Методы глушения сильно, однако, деградировали. Но я был настолько расположен к миру, в котором действовала моя пионерско-комсомольская газель, что и презрительная ноздря ее соратника располагала меня к насмешливой умильности: пусть себе детки играют. И более всего от моей влюбленности выиграла моя супруга — все ее слегка меня раздражавшие дурацкие развлечения теперь наполняли мою грудь нежностью, не имевшей возможности излиться на породивший ее источник. Она, например, часами торчала в какой-то интернетной игре, где задавали друг другу самые идиотские вопросы, и победителем считался тот, кому ответит больше всего дураков. Я был не в силах представить, чтобы кто-то, кроме дураков, мог предаваться подобной забаве, — и, как все снобы, оказался неправ: когда я снизошел, чтобы выслушать кое-какие вопросы и ответы, то обнаружил, что среди них попадаются как минимум остроумные. Взять хоть бы и чемпионский ответ моей супруги, о чем она всю жизнь мечтала: сыграть роль Владимира Ильича Ленина. А в одном ее чемпионском вопросе я даже усмотрел что-то вроде намека — не упрекающего, а, наоборот, успокаивающего.
— За пять минут сорок пять человек ответили, — заглянула она ко мне поделиться успехом. — Я спросила, что для вас главное в муже — деньги, доброта, красивая внешность или хороший секс. Двадцать человек ответили, что деньги, двадцать один — что доброта, трое — внешность, а секс — только один. Одна.
— Что ж, теперь я их наполовину понимаю. На лучшую половину лучшей половины.

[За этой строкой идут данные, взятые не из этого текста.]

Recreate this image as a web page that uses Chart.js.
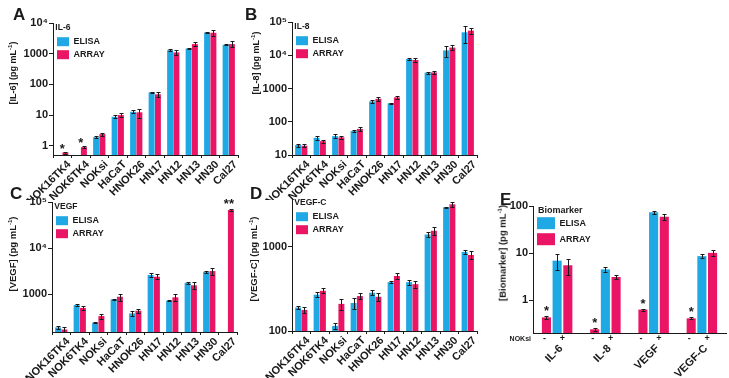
<!DOCTYPE html>
<html>
<head>
<meta charset="utf-8">
<script src="https://cdn.jsdelivr.net/npm/chart.js@4.4.1/dist/chart.umd.min.js"></script>
<style>
body { margin: 0; background: #fff; }
#wrap { position: relative; width: 729px; height: 378px; overflow: hidden; font-family: 'Liberation Sans', Arial, sans-serif; color: #1a1a1a; }
canvas { position: absolute; }
.lt { position: absolute; font-weight: bold; font-size: 17px; line-height: 1; }
.yt { position: absolute; font-weight: bold; white-space: nowrap; line-height: 1; transform: translate(-50%, -50%) rotate(-90deg); }
.yt sup { font-size: 6px; }
</style>
</head>
<body>
<div id="wrap">
  <canvas id="cA" width="245" height="200" style="left:0;top:0"></canvas>
  <canvas id="cB" width="240" height="200" style="left:245px;top:0"></canvas>
  <canvas id="cC" width="245" height="198" style="left:0;top:180px"></canvas>
  <canvas id="cD" width="240" height="198" style="left:245px;top:180px"></canvas>
  <canvas id="cE" width="239" height="198" style="left:490px;top:180px"></canvas>

  <div class="lt" style="left:13px;top:6px">A</div>
  <div class="lt" style="left:245px;top:6px">B</div>
  <div class="lt" style="left:10px;top:185px">C</div>
  <div class="lt" style="left:250px;top:185px">D</div>
  <div class="lt" style="left:500px;top:191px">E</div>

  <div class="yt" style="left:12px;top:73px;font-size:9px">[IL-6] (pg mL<sup>-1</sup>)</div>
  <div class="yt" style="left:255px;top:63px;font-size:9px">[IL-8] (pg mL<sup>-1</sup>)</div>
  <div class="yt" style="left:12px;top:254px;font-size:9.5px">[VEGF] (pg mL<sup>-1</sup>)</div>
  <div class="yt" style="left:253px;top:259px;font-size:9.5px">[VEGF-C] (pg mL<sup>-1</sup>)</div>
  <div class="yt" style="left:502px;top:253px;font-size:9.5px">[Biomarker] (pg mL<sup>-1</sup>)</div>
</div>
<script>
var cells = ["NOK16TK4", "NOK6TK4", "NOKsi", "HaCaT", "HNOK26", "HN17", "HN12", "HN13", "HN30", "Cal27"];

// A - IL-6
var il6Elisa = [null, null, 1.9, 8.8, 12.8, 55, 1310, 1480, 4900, 1950];
var il6ElisaErr = [null, null, 0.15, 1, 1.5, 3, 80, 60, 250, 100];
var il6Array = [0.6, 0.9, 2.4, 10, 12.3, 47.5, 1100, 2050, 4800, 2050];
var il6ArrayErr = [0.05, 0.08, 0.3, 1.5, 4, 8, 200, 300, 900, 450];

// B - IL-8
var il8Elisa = [20, 33, 37, 53, 410, 360, 7700, 3000, 14000, 49000];
var il8ElisaErr = [2, 5, 5, 4, 50, 15, 300, 200, 5000, 25000];
var il8Array = [19, 26, 34, 61, 490, 540, 7200, 3050, 17000, 55000];
var il8ArrayErr = [2, 3, 4, 8, 80, 60, 1000, 400, 3000, 10000];

// C - VEGF
var vegfElisa = [189, 576, 238, 768, 380, 2600, 716, 1760, 3050, null];
var vegfElisaErr = [12, 30, 8, 20, 40, 200, 15, 100, 200, null];
var vegfArray = [170, 500, 333, 875, 434, 2380, 850, 1550, 3160, 67000];
var vegfArrayErr = [20, 50, 40, 150, 40, 300, 150, 250, 500, 2000];

// D - VEGF-C
var vegfcElisa = [190, 270, 115, 215, 285, 380, 380, 1400, 2950, 870];
var vegfcElisaErr = [8, 20, 8, 30, 20, 10, 25, 100, 50, 40];
var vegfcArray = [178, 300, 210, 260, 255, 450, 360, 1550, 3200, 800];
var vegfcArrayErr = [15, 20, 30, 20, 30, 40, 35, 150, 250, 80];

// E - NOKsi -/+
var markers = ["IL-6", "IL-8", "VEGF", "VEGF-C"];
var minusArray = [0.43, 0.24, 0.63, 0.41];
var minusArrayErr = [0.04, 0.02, 0.03, 0.02];
var plusElisa = [6.9, 4.5, 74, 8.6];
var plusElisaErr = [2.5, 0.5, 6, 0.8];
var plusArray = [5.5, 3.1, 59, 10.1];
var plusArrayErr = [2, 0.3, 8, 1.5];

var decadeLabels = { "-1": "0.1", "0": "1", "1": "10", "2": "100", "3": "1000", "4": "10\u2074", "5": "10\u2075" };

var BLUE = '#1ea8e4';
var PINK = '#eb1565';
var FAM = "'Liberation Sans', Arial, sans-serif";
Chart.defaults.font.family = FAM;
Chart.defaults.color = '#1a1a1a';

function isDecade(v) {
    var l = Math.log10(v);
    return Math.abs(l - Math.round(l)) < 1e-9;
}

var errorBars = {
    id: 'errorBars',
    afterDatasetsDraw: function (chart) {
        var ctx = chart.ctx, y = chart.scales.y;
        ctx.save();
        ctx.strokeStyle = '#1a1a1a';
        ctx.lineWidth = 1;
        chart.data.datasets.forEach(function (ds, di) {
            if (!ds.errors) return;
            chart.getDatasetMeta(di).data.forEach(function (bar, i) {
                var v = ds.data[i], e = ds.errors[i];
                if (v == null || !e) return;
                var x = Math.round(bar.x) + 0.5;
                var t = Math.round(y.getPixelForValue(v + e)) + 0.5;
                var b = Math.round(y.getPixelForValue(Math.max(v - e, v * 0.2))) + 0.5;
                ctx.beginPath();
                ctx.moveTo(x, t); ctx.lineTo(x, b);
                ctx.moveTo(x - 2, t); ctx.lineTo(x + 2, t);
                ctx.moveTo(x - 2, b); ctx.lineTo(x + 2, b);
                ctx.stroke();
            });
        });
        ctx.restore();
    }
};

var stars = {
    id: 'stars',
    afterDatasetsDraw: function (chart, args, opts) {
        if (!opts.marks) return;
        var ctx = chart.ctx;
        ctx.save();
        ctx.fillStyle = '#1a1a1a';
        ctx.font = 'bold 13px ' + FAM;
        ctx.textAlign = 'center';
        ctx.textBaseline = 'alphabetic';
        opts.marks.forEach(function (m) {
            var bar = chart.getDatasetMeta(m.ds).data[m.i];
            ctx.fillText(m.text, bar.x + (m.dx || 0), bar.y + (m.dy || 0));
        });
        ctx.restore();
    }
};

function panel(id, d) {
    var datasets = d.series.map(function (s) {
        return {
            label: s.label, data: s.data, errors: s.errors,
            backgroundColor: s.color,
            categoryPercentage: d.cp, barPercentage: d.bp
        };
    });
    return new Chart(document.getElementById(id), {
        type: 'bar',
        data: { labels: d.labels, datasets: datasets },
        plugins: [errorBars, stars].concat(d.extra || []),
        options: {
            responsive: false,
            animation: false,
            layout: { padding: { top: d.top, right: d.right, left: 0, bottom: 0 } },
            plugins: {
                tooltip: { enabled: false },
                legend: {
                    position: 'chartArea', align: 'start',
                    title: { display: true, text: d.title, position: 'start', padding: { top: d.top, bottom: 0 }, color: '#1a1a1a',
                        font: { size: d.titleSize || 8.5, weight: 'bold', lineHeight: d.titleLH || 1.2 } },
                    labels: {
                        boxWidth: d.boxW || 12, boxHeight: d.boxH || 9, padding: 4, color: '#1a1a1a',
                        font: { size: 9, weight: 'bold' },
                        filter: function (item) { return item.text !== ''; }
                    }
                },
                stars: { marks: d.marks }
            },
            scales: {
                x: {
                    type: 'category', offset: true,
                    grid: { display: true, drawOnChartArea: false, drawTicks: d.xTicks !== false, tickLength: 3, color: '#1a1a1a', offset: true },
                    border: { display: true, color: '#1a1a1a', width: 1 },
                    ticks: { autoSkip: false, minRotation: 45, maxRotation: 45, padding: d.xPad || 0, labelOffset: d.labelOffset,
                        color: '#1a1a1a', font: { size: 11, weight: 'bold' } },
                    afterFit: function (s) { s.height = d.xH; }
                },
                y: {
                    type: 'logarithmic', min: d.min, max: d.max,
                    grid: { display: true, drawOnChartArea: false, tickLength: 4,
                        color: function (c) { return c.tick && isDecade(c.tick.value) ? '#1a1a1a' : 'rgba(0,0,0,0)'; } },
                    border: { display: true, color: '#1a1a1a', width: 1 },
                    ticks: {
                        autoSkip: false, padding: 1, color: '#1a1a1a', font: { size: 11, weight: 'bold' },
                        callback: function (v) {
                            return isDecade(v) ? decadeLabels[String(Math.round(Math.log10(v)))] : '';
                        }
                    },
                    afterFit: function (s) { s.width = d.yW; }
                }
            }
        }
    });
}

panel('cA', {
    labels: cells, title: ' IL-6', min: 0.5, max: 10000, top: 23, right: 7, yW: 53, xH: 45,
    cp: 0.68, bp: 0.95, labelOffset: 7,
    series: [
        { label: 'ELISA', data: il6Elisa, errors: il6ElisaErr, color: BLUE },
        { label: 'ARRAY', data: il6Array, errors: il6ArrayErr, color: PINK }
    ],
    marks: [{ ds: 1, i: 0, text: '*', dx: -3, dy: 0 }, { ds: 1, i: 1, text: '*', dx: -3, dy: 0 }]
});

panel('cB', {
    labels: cells, title: ' IL-8', min: 10, max: 100000, top: 22, right: 8, yW: 47, xH: 45,
    cp: 0.68, bp: 0.95, labelOffset: 7,
    series: [
        { label: 'ELISA', data: il8Elisa, errors: il8ElisaErr, color: BLUE },
        { label: 'ARRAY', data: il8Array, errors: il8ArrayErr, color: PINK }
    ]
});

panel('cC', {
    labels: cells, title: ' VEGF', min: 150, max: 100000, top: 22, right: 8, yW: 52, xH: 46,
    cp: 0.68, bp: 0.95, labelOffset: 7,
    series: [
        { label: 'ELISA', data: vegfElisa, errors: vegfElisaErr, color: BLUE },
        { label: 'ARRAY', data: vegfArray, errors: vegfArrayErr, color: PINK }
    ],
    marks: [{ ds: 1, i: 9, text: '**', dx: -2, dy: -2 }]
});

panel('cD', {
    labels: cells, title: ' VEGF-C', min: 100, max: 3800, top: 18, right: 8, yW: 47, xH: 47,
    cp: 0.68, bp: 0.95, labelOffset: 7,
    series: [
        { label: 'ELISA', data: vegfcElisa, errors: vegfcElisaErr, color: BLUE },
        { label: 'ARRAY', data: vegfcArray, errors: vegfcArrayErr, color: PINK }
    ]
});

var noksiSigns = {
    id: 'noksiSigns',
    afterDraw: function (chart) {
        var ctx = chart.ctx, area = chart.chartArea;
        var minus = chart.getDatasetMeta(0).data;
        var el = chart.getDatasetMeta(1).data, ar = chart.getDatasetMeta(2).data;
        var y = area.bottom + 6;
        ctx.save();
        ctx.fillStyle = '#1a1a1a';
        ctx.textBaseline = 'middle';
        ctx.font = 'bold 7px ' + FAM;
        ctx.textAlign = 'right';
        ctx.fillText('NOKsi', area.left - 2, y);
        ctx.textAlign = 'center';
        ctx.font = 'bold 9px ' + FAM;
        minus.forEach(function (b, i) {
            ctx.fillText('-', b.x - 2, y);
            ctx.fillText('+', (el[i].x + ar[i].x) / 2, y);
        });
        ctx.restore();
    }
};

panel('cE', {
    labels: markers, title: '  Biomarker', min: 0.2, max: 100, top: 26, right: 3, yW: 43, xH: 45,
    cp: 0.665, bp: 0.85, labelOffset: 4, xPad: 9, xTicks: false,
    titleSize: 9, titleLH: 0.8, boxW: 18, boxH: 12,
    series: [
        { label: '', data: minusArray, errors: minusArrayErr, color: PINK },
        { label: 'ELISA', data: plusElisa, errors: plusElisaErr, color: BLUE },
        { label: 'ARRAY', data: plusArray, errors: plusArrayErr, color: PINK }
    ],
    marks: [{ ds: 0, i: 0, text: '*', dy: -2 }, { ds: 0, i: 1, text: '*', dy: -2 },
        { ds: 0, i: 2, text: '*', dy: -2 }, { ds: 0, i: 3, text: '*', dy: -2 }],
    extra: [noksiSigns]
});
</script>
</body>
</html>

Секса с недоброй женщиной я и представить не могу, зато с супругой в последние годы он у нас сделался почти что выражением дружеской ласки. Но теперь, когда милая моему сердцу свидетельница удалилась, все равно у нас с женой остались одни поглаживания. Когда я начинал заходить чуть дальше, прежде желанное тело вдруг оказывалось не тем, к которому, оказывалось, стремились мои руки, — они желали чего-то худенького, хрупкого… При том что новой Вики они вроде бы и не домогались. Когда я звонил ей пожелать спокойной ночи, лишь голос ее вызывал у меня разнеженную улыбку, а внутреннему взору представлялась только ее спальня, куда я так ни разу и не пожелал заглянуть. Я воображал фотопортрет Сахарова в красном углу, на стене над аскетической койкой радистки — кривые роста и падения лагерной смертности от туберкулеза и дизентерии, у изголовья — канцелярские папки с именами мертвецов…
— …Но больше всего люди любят рассказывать о себе, — продолжала рассказывать жена. — Когда спросишь, например: что вы делали в семьдесят пятом году — все просто кидаются отвечать. Какие были клеши, какие помады… Или есть у вас предки, которыми вы гордитесь, — тоже вал ответов. У всех, оказывается, в роду были какие-то герои.